Tales along the way in my quest to Integrate Everything.

Salvaging a Cisco CP-7970G VOIP SIP Phone

I regularly scan the local electronics recycler for deals on last-chance electronic devices. I’ve run Asterisk for about a year on my home VOIP phone system, using a Linksys PAP-2T SIP to POTS converter, and it has worked flawlessly. However, there has been a flood of used IP phones on the Recycler’s web page of late, and one in particular caught my eye. This was a used Cisco CP-7970G SIP VOIP (Voice Over IP) phone, and a very nice one at that. The problem: It didn’t work.

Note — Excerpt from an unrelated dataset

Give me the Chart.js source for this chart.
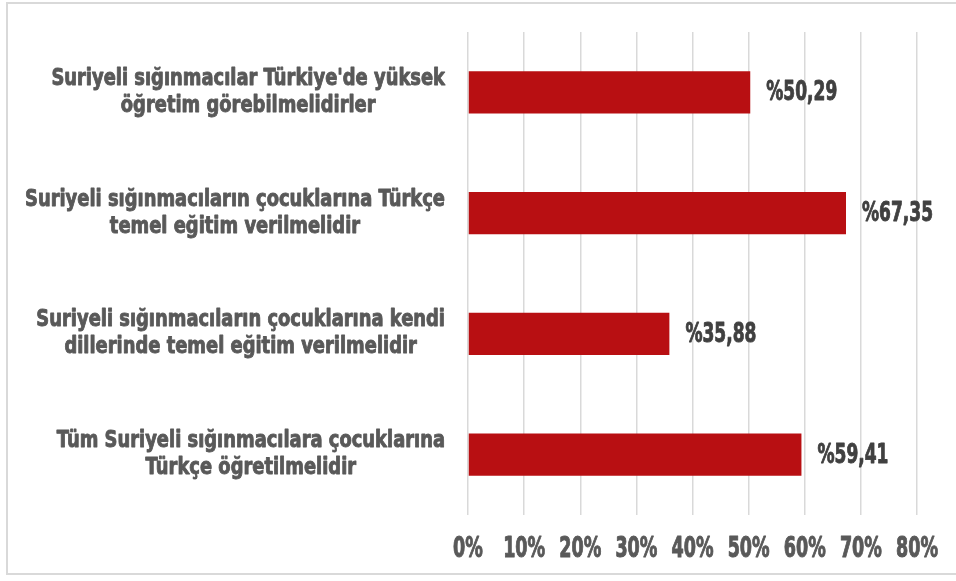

As it turned out, this particular phone had a manufacturing defect in one of the connectors that joins the circuit board to which the ethernet cables are connected and the main PCB. During initial insertion, one of the tiny pins that joins circuits from one PCB to the other got misaligned, and the insertion force then broke off the pin. Being practically contained and with nowhere to go, the pin remained in almost the exact spot it needed to be, and in fact continued to conduct the electrons on their merry way, but even the slightest “tug” on any of the connected cables would create just enough of a gap that the circuit would be broken.

Some fine soldering on my part later and I had created an alternate path for those electrons, and removed the remnant of the pin from the connector. The result? A perfectly working SIP based Cisco VOIP phone with color touch screen and 8 line support – for the low, low price of one easy payment of only $39.95. (Said in my best infomercial voice.)